28 July 1900–27 Jan. 1961
William Donald Carmichael, Jr., vice-president of The University of North Carolina, was born in Durham, one of four sons of William Donald and Margaret McCaull Carmichael. He was educated in the Durham public schools and served from 1918 to 1919 as a private in the U.S. Army Air Corps. He was graduated with a degree in commerce from The University of North Carolina in 1921. There he was an outstanding basketball player, playing on the team that won the Southern Intercollegiate Athletic Association Championship in 1921.
After a year of graduate work, he entered the advertising business in New York with the Newell Emmett Agency in 1922. From 1931 to 1936 he was an associate with Campbell Starling, a member of the New York Stock Exchange. In 1936 he took on a partnership in Carmichael and Carson, New York Stock Exchange.
In 1940 he returned to Chapel Hill to serve as finance officer for the consolidated University of North Carolina. His title changed several times, but whether as finance officer, comptroller, or vice-president, he raised millions of dollars for the university from the legislature, foundations and corporations, and individuals. He served as acting president of the university in 1949–50, after Frank Graham resigned to accept an appointment as U.S. senator.

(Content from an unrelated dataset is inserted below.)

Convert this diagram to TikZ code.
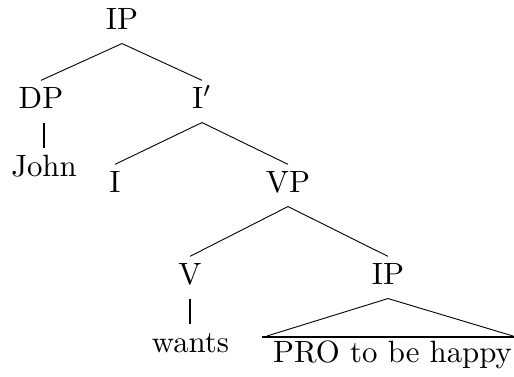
\documentclass[tikz,border=0pt]{standalone}
\begin{document}
\begin{tikzpicture}[x=1pt,y=1pt,
  lbl/.style={anchor=base, scale=3.08, font=\fontsize{10}{12}\selectfont, inner sep=0pt, text height=9.1pt, text depth=4.2pt},
  edge/.style={line width=0.9pt},
  unary/.style={line width=2.6pt},
  roof/.style={line width=2.2pt}]
\useasboundingbox (0,0) rectangle (514,377);
\node[lbl] (ip) at (122,347) {IP};
\node[lbl] (dp) at (41,268) {DP};
\node[lbl] (ibar) at (202,268) {I$'$};
\node[lbl] (john) at (44,200) {John};
\node[lbl] (i) at (115,184) {I};
\node[lbl] (vp) at (288,184) {VP};
\node[lbl] (v) at (190,92) {V};
\node[lbl] (ip2) at (388,92) {IP};
\node[lbl] (wants) at (190.5,24) {wants};
\node[lbl] (pro) at (392.5,14) {PRO to be happy};
\coordinate (bl) at (262,40);
\coordinate (br) at (514,40);
\coordinate (tl) at (267,41);
\coordinate (tr) at (513,41);
\draw[edge] (ip.south) -- (dp.north);
\draw[edge] (ip.south) -- (ibar.north);
\draw[unary] (john.north |- dp.south) -- (john.north);
\draw[edge] (ibar.south) -- (i.north);
\draw[edge] (ibar.south) -- (vp.north);
\draw[edge] (vp.south) -- (v.north);
\draw[edge] (vp.south) -- (ip2.north);
\draw[unary] (v.south) -- (v.south |- wants.north);
\draw[edge] (tl) -- (ip2.south) -- (tr);
\draw[roof] (bl) -- (br);
\end{tikzpicture}
\end{document}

Carmichael's work reached to all areas of the consolidated university, and his influence was felt throughout the state. He brought to his work great charm and humor, delighting in a good story. Major achievements included his work with Kay Kyser in beginning the Good Health Campaign in the state and the establishment of the four-year teaching hospital at Chapel Hill. Without public funds he brought educational television to the three campuses at Raleigh, Chapel Hill, and Greensboro. When John Motley Morehead gave the university the Morehead Planetarium and established a scholarship program, Carmichael aided in administering this gift.

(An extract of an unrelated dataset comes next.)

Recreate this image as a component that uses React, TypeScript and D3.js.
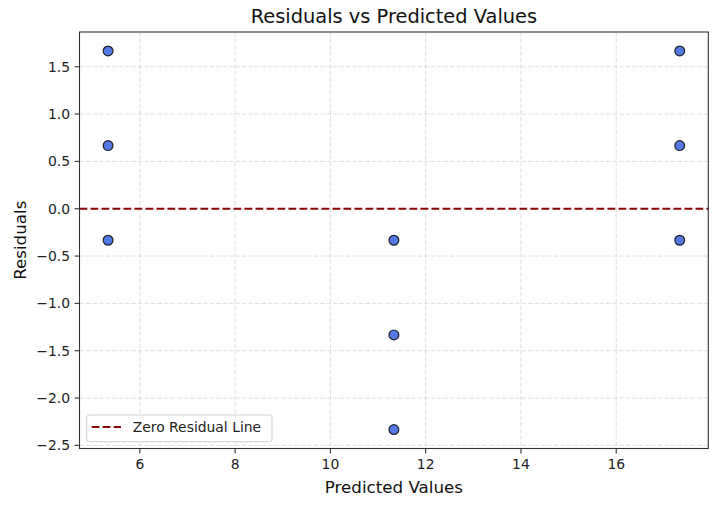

Carmichael was chairman of the governor's Advisory Commission on Atomic Energy in 1956. He was a member of the executive committee of the Boy Scouts, the Sons of the American Revolution, Kappa Sigma, and Sigma Upsilon. He served as chairman of the Roanoke Island Historical Association and was instrumental in the reopening of the production of The Lost Colony in 1946. He was also active in the construction of Reynolds Coliseum in Raleigh.

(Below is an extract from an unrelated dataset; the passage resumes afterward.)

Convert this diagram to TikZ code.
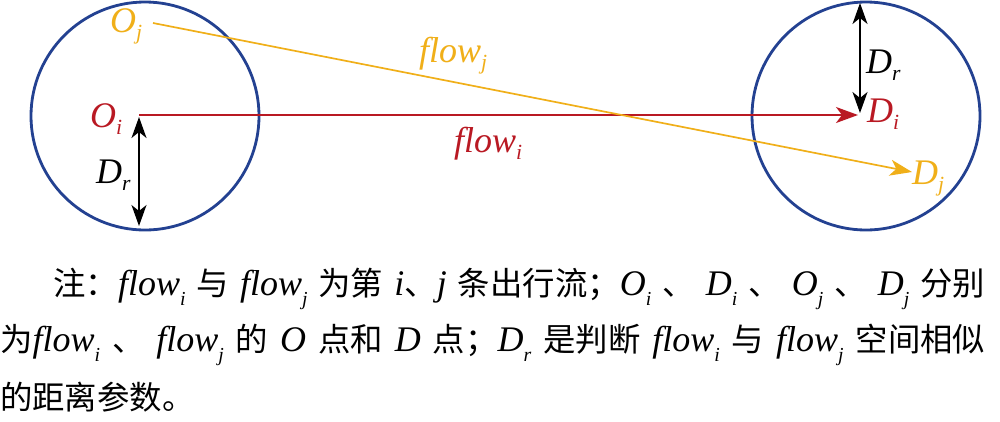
\documentclass[tikz,border=0pt]{standalone}
\usepackage{fontspec}
\usepackage{graphicx}
\usepackage{xcolor}
\setmainfont{Liberation Serif}
\newfontfamily\cjk[Scale=0.9]{Noto Sans CJK SC}
\usetikzlibrary{arrows.meta, positioning}
\definecolor{ringblue}{RGB}{35, 65, 145}
\definecolor{flowred}{RGB}{185, 25, 35}
\definecolor{flowyellow}{RGB}{240, 175, 25}
\newcommand{\sub}[1]{\raisebox{-0.22em}{\scalebox{0.6}{\itshape #1}}}
\newcommand{\capsub}[1]{\raisebox{-0.3em}{\scalebox{0.55}{\itshape #1}}}
\newcommand{\capvar}[2]{\textit{#1}\capsub{#2}}
\tikzstyle{zone} = [circle, draw=ringblue, line width=2.8pt, minimum size=228pt, inner sep=0pt]
\tikzstyle{ptlabel} = [inner sep=0pt, anchor=base west, font=\fontsize{36}{42}\selectfont\itshape]
\tikzstyle{captext} = [inner sep=0pt, anchor=base west, font=\fontsize{36}{42}\selectfont]
\tikzstyle{flowarrow} = [line width=1.7pt, -{Stealth[length=22pt, width=16pt, inset=6pt]}]
\tikzstyle{drarrow} = [line width=1.7pt, {Stealth[length=21pt, width=15pt, inset=6pt]}-{Stealth[length=21pt, width=15pt, inset=6pt]}]

\begin{document}
\begin{tikzpicture}[x=1pt, y=-1pt]
  \useasboundingbox (0,0) rectangle (1000,421);
  % the two circles
  \node[zone] (ozone) at (145,116) {};
  \node[zone] (dzone) at (866,116) {};

  \coordinate (Oi) at (139,115);
  \coordinate (Di) at (858,115);
  \coordinate (Oj) at (153,23);
  \coordinate (Dj) at (912,172);
  \coordinate (lefttop) at (139,117);
  \coordinate (leftbot) at (139,226);
  \coordinate (righttop) at (860,3);
  \coordinate (rightbot) at (860,113);

  % labels
  \node[ptlabel, flowred] (oilab) at (90,127) {O\sub{i}};
  \node[ptlabel, flowyellow] (ojlab) at (110,32) {O\sub{j}};
  \node[ptlabel] (drleft) at (96,183) {D\sub{r}};
  \node[ptlabel] (drright) at (866,73) {D\sub{r}};
  \node[ptlabel, flowred] (dilab) at (867,122) {D\sub{i}};
  \node[ptlabel, flowyellow] (djlab) at (912,184) {D\sub{j}};
  \node[ptlabel, flowyellow] (flowjlab) at (419,62) {flow\sub{j}};
  \node[ptlabel, flowred] (flowilab) at (454,152) {flow\sub{i}};

  \draw[flowarrow, flowred] (Oi) -- (Di);
  \draw[flowarrow, flowyellow] (Oj) -- (Dj);
  \draw[drarrow] (lefttop) -- (leftbot);
  \draw[drarrow] (righttop) -- (rightbot);

  % caption
  \node[captext] (cap1) at (53,295) {\makebox[932pt][s]{{\cjk 注：}\capvar{flow}{i} {\cjk 与} \capvar{flow}{j} {\cjk 为第} \textit{i}{\cjk 、}\textit{j} {\cjk 条出行流；}\capvar{O}{i} {\cjk 、} \capvar{D}{i} {\cjk 、} \capvar{O}{j} {\cjk 、} \capvar{D}{j} {\cjk 分别}}};
  \node[captext] (cap2) at (0,351) {\makebox[985pt][s]{{\cjk 为}\capvar{flow}{i} {\cjk 、} \capvar{flow}{j} {\cjk 的} \textit{O} {\cjk 点和} \textit{D} {\cjk 点；}\capvar{D}{r} {\cjk 是判断} \capvar{flow}{i} {\cjk 与} \capvar{flow}{j} {\cjk 空间相似}}};
  \node[captext] (cap3) at (0,409) {{\cjk 的距离参数。}};
\end{tikzpicture}
\end{document}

Carmichael married the former May Baldwin Waller on 16 Feb. 1924. The couple had two children, Margaret McCaull (Mrs. Robert) Lester and William D. III, both of Chapel Hill.
Carmichael, a Roman Catholic, was buried in the old Chapel Hill Cemetery. Memorials to him included buildings named after him on three campuses of the university: the television building in Greensboro, the gymnasium in Raleigh, and the auditorium at Chapel Hill. A portrait by C. J. Fox is in the office of the director of athletics in the auditorium at Chapel Hill.